Um de nós financiou com seu próprio dinheiro os nossos primeiros anos, e um dia recebeu seu dinheiro de volta. Nós começamos trabalhando com centros comunitários e abrigos para mulheres vítimas da violência, consertando e doando bicicletas para as pessoas que moravam lá. Para o público em geral, nós dávamos bicicletas e fazíamos consertos em troca de mão-de-obra e tentativas não muito empolgadas de aprender a realizar alguns reparos. Nós éramos, e ainda somos, muito tolerantes quanto a isto: nós discutimos a possibilidade de nos registrarmos como organização não-lucrativa, escrevendo "preços" (horas trabalhadas, por exemplo) para uma lista de consertos e outros serviços, e um número de outros assuntos recorrentes, mas nunca o fizemos. Nós geralmente informamos qualquer pessoa que não esteja disposta a trabalhar conosco que por uma bicicleta nós cobramos R$75, o que nos ajuda a recuperar algum dinheiro, mas é um número muito pequeno de pessoas. Nós também trocamos bicicletas por adesivos que usamos para identificar as bicicletas que nós consertamos, por comida e por outras coisas úteis. As coisas começaram realmente a dar certo quando uma loja local de bicicletas concordou em nos patrocinar com uma contribuição anual decente, o suficiente para conseguirmos algumas ferramentas e peças, o que nos permitiu ampliar nossos esforços.


Nós espalhamos o gospel das bicicletas no canal de televisão local. Nós tivemos artigos escritos sobre nós no jornal.
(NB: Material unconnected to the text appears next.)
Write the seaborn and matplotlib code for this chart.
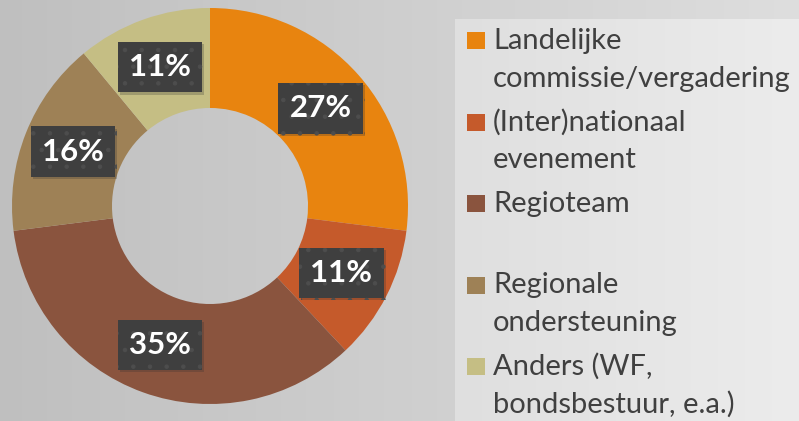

Nós rifamos uma bicicleta num festival local de cinema. Nós nos mudamos para um quintal maior. Era a porcaria do Sonho Americano. Em seguida, planejamos adquirir uma garagem para dois carros!


Nós também doamos todos os nossos sábados. O nosso grupo de membros mais ativos, outras pessoas iam e vinham, continua sendo de quatro a cinco pessoas. Às vezes parecia que iríamos ficar com poucos membro realmente comprometidos, duas pessoas infelizes tentando desesperadamente manter tudo sob controle, mas isso ainda não aconteceu. Nós distribuímos mais de 450 bicicletas nos últimos quatro anos, e nós jogamos fora o que nos pareceram ser dezenas de milhares de bicicletas de baixa qualidade enferrujadas. Eu não acho que um coletivo de bicicletas seja uma forma de se fazer coisas grandiosas: para isso, você precisa de lobbistas ou coquetéis molotov, e muito tempo. Mas coletivos de bicicletas podem realizar coisas muito concretas, mesmo que eles sejam pequenos. Eu espero que nós possamos reclamar alguma responsabilidade pelos bicicletários da cooperativa local estarem sempre lotados. E se algumas dúzias de pessoas agora reparam os furos nas suas câmaras de pneus ao invés de pagarem R$10 a uma loja de bicicletas para fazê-lo, bem, isso para mim é o suficiente.